Election reforms proposed by Secretary of State Ken Detzner are an encouraging first step, the League of Women Voters of Florida announced Wednesday while putting a number of their own suggestions before legislators.
The League of Women Voters of Florida does not believe that the secretary's recommendations alone are sufficient to enable Florida to move past the problems that have plagued our democratic process and which were clearly apparent in the most recent general election, wrote League President Deirdre Macnab to Sen. Jack Latvala, R-Clearwater, who chairs the Senate Ethics and Elections Committee.
In his election report to Gov. Rick Scott, Detzner on Monday suggested giving supervisors the flexibility to extend early voting up to 14 days from the eight-day limit imposed in 2011 and to expand early voting locations to also use fairgrounds, stadiums, convention centers, county government facilities and civic centers.
Macnab wrote that when it comes to early voting, there should be two full weekends and the supervisors should have a wider option of early voting locations.
Several supervisors have told legislators they prefer to have the Sunday off before the general election as a planning day.
Meanwhile, Detzner told legislators this week that he preferred to limit locations to facilities where there would be an assurance they could be available election to election to provide continuity to voters.
Other League proposals include:
Restoring the prior protocol that allowed voters to update their address at the polls on Election Day and still cast a regular ballot. This will reduce the number of provisional ballots cast, alleviating the problems of checking and counting such ballots, and protecting the rights of voters.

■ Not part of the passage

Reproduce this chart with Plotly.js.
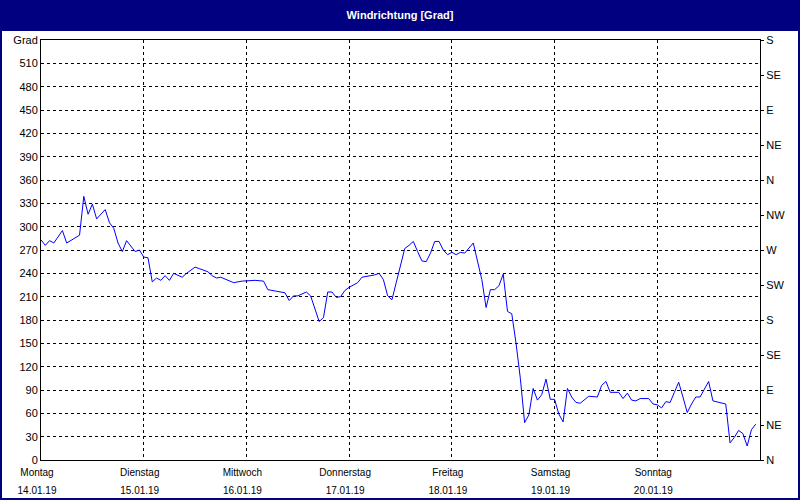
<!DOCTYPE html>
<html>
<head>
<meta charset="utf-8">
<script src="https://cdn.plot.ly/plotly-3.0.1.min.js"></script>
<style>
html,body{margin:0;padding:0;background:#ffffff;}
#chart{width:800px;height:500px;}
</style>
</head>
<body>
<div id="chart"></div>
<script>
// hour offsets from Monday 14.01.19 00:00
const hours = [0,1,2,3,5,6,9,10,11,12,13,15,16,17,18,19,20,22,23,24,25,26,27,28,29,30,31,33,34,36,37,39,40,41,42,45,47,50,52,53,55,57,58,59,60,62,63,65,66,67,68,69,70,71,72,74,75,76,78,79,80,81,82,83,84,85,86,87,88,89,90,91,92,93,94,95,96,97,98,99,101,102,103,104,105,106,107,108,109,110,111,112,113,114,115,116,117,118,119,120,121,122,123,124,125,126,128,130,131,132,133,135,136,137,138,139,140,142,143,144,145,146,147,148,149,150,151,152,153,154,155,156,157,159,160,161,162,163,164,165,166,167];
const direction = [283,276,282,279,295,279,289,339,316,329,310,322,305,298,279,268,282,268,270,261,260,229,234,231,237,231,240,235,240,248,246,242,237,234,235,228,230,231,230,219,217,215,205,211,211,216,211,178,183,216,216,209,210,218,222,228,235,236,238,240,232,211,206,228,252,272,276,281,268,256,255,266,281,281,270,264,267,264,267,266,279,254,232,196,219,219,224,239,191,188,150,105,48,58,92,77,84,104,78,78,59,49,92,81,74,73,82,81,96,101,87,87,79,86,77,76,79,79,72,71,67,75,74,87,100,81,61,72,81,81,92,101,76,73,72,22,29,38,34,18,39,46];

const dayTicks = [0,24,48,72,96,120,144];
const weekdays = ["Montag","Dienstag","Mittwoch","Donnerstag","Freitag","Samstag","Sonntag"];
const dates = ["14.01.19","15.01.19","16.01.19","17.01.19","18.01.19","19.01.19","20.01.19"];

const degTicks = [0,30,60,90,120,150,180,210,240,270,300,330,360,390,420,450,480,510,540];
const degLabels = ["0","30","60","90","120","150","180","210","240","270","300","330","360","390","420","450","480","510","Grad"];

const compassTicks = [0,45,90,135,180,225,270,315,360,405,450,495,540];
const compassLabels = ["N","NE","E","SE","S","SW","W","NW","N","NE","E","SE","S"];

const FONT = "Liberation Sans, Arial, sans-serif";
const NAVY = "#000080";

const xText = weekdays.map((w,i)=>'<span style="font-size:10px">'+w+'</span><br><span style="font-size:10px">'+dates[i]+'</span>');

const traces = [
  {x: hours, y: direction, type:'scatter', mode:'lines',
   line:{color:'#0000ff', width:1}, hoverinfo:'x+y', showlegend:false},
  {x: [], y: [], yaxis:'y2', type:'scatter', mode:'lines', showlegend:false}
];

const layout = {
  width:800, height:500,
  margin:{l:41, r:40, t:40, b:40, pad:0},
  paper_bgcolor:'#ffffff', plot_bgcolor:'#ffffff',
  font:{family:FONT, size:11, color:'#000000'},
  title:{text:'<b>Windrichtung [Grad]</b>', font:{family:FONT, size:11, color:'#ffffff'},
         xref:'container', x:0.5, xanchor:'center', yref:'container', y:0.969, yanchor:'middle'},
  showlegend:false,
  xaxis:{range:[0,168], tickmode:'array', tickvals:dayTicks, ticktext:xText,
         tickfont:{size:14, family:FONT}, ticks:'', ticklabelshift:-4, ticklabelstandoff:-2,
         showline:true, linecolor:'#000000', linewidth:1, mirror:true,
         showgrid:true, gridcolor:'#000000', gridwidth:1, griddash:'3px,3px',
         zeroline:false, fixedrange:true},
  yaxis:{range:[0,540], tickmode:'array', tickvals:degTicks, ticktext:degLabels,
         tickfont:{size:11, family:FONT}, ticks:'',
         showline:true, linecolor:'#000000', linewidth:1, mirror:true,
         showgrid:true, gridcolor:'#000000', gridwidth:1, griddash:'3px,3px',
         zeroline:false, fixedrange:true},
  yaxis2:{overlaying:'y', side:'right', range:[0,540], tickmode:'array',
          tickvals:compassTicks, ticktext:compassLabels,
          tickfont:{size:11, family:FONT}, ticks:'outside', ticklen:3, tickcolor:'#000000', tickwidth:1,
          showgrid:false, showline:false, zeroline:false, fixedrange:true},
  shapes:[
    {type:'rect', xref:'paper', yref:'paper', x0:-41/719, x1:759/719, y0:(460-31)/420, y1:460/420,
     fillcolor:NAVY, line:{width:0}, layer:'above'},
    {type:'rect', xref:'paper', yref:'paper', x0:-41/719, x1:-39/719, y0:-40/420, y1:460/420,
     fillcolor:NAVY, line:{width:0}, layer:'above'},
    {type:'rect', xref:'paper', yref:'paper', x0:757/719, x1:759/719, y0:-40/420, y1:460/420,
     fillcolor:NAVY, line:{width:0}, layer:'above'},
    {type:'rect', xref:'paper', yref:'paper', x0:-41/719, x1:759/719, y0:-40/420, y1:-38/420,
     fillcolor:NAVY, line:{width:0}, layer:'above'}
  ]
};

Plotly.newPlot('chart', traces, layout, {displayModeBar:false, staticPlot:true});
</script>
</body>
</html>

Developing an online voter registration system to supplement the current, paper-based system. Online voter registration can significantly reduce costs for already strapped state and local governments, and can reduce the errors that occur from misinterpreting handwritten forms. Fifteen states have already upgraded their systems, and they have found that online registration saves a significant amount of taxpayer money.
Creating a uniform and timely process for notifying voters if their absentee ballot has been accepted or rejected, and providing a window of opportunity to allow voters whose absentee ballots have been rejected a remedy for ensuring they are not unduly disenfranchised. Simple mistakes and issues with absentee ballots should not prevent any Floridian from having his or her vote count.
Addressing mobility and safety concerns for voters who are disabled or elderly and providing an expedited process to allow them to vote. The exceedingly long lines in the 2012 general election disenfranchised an untold number of senior citizens and disabled voters, rendering them unable to cast a ballot. Such disenfranchisement must be prevented in future elections.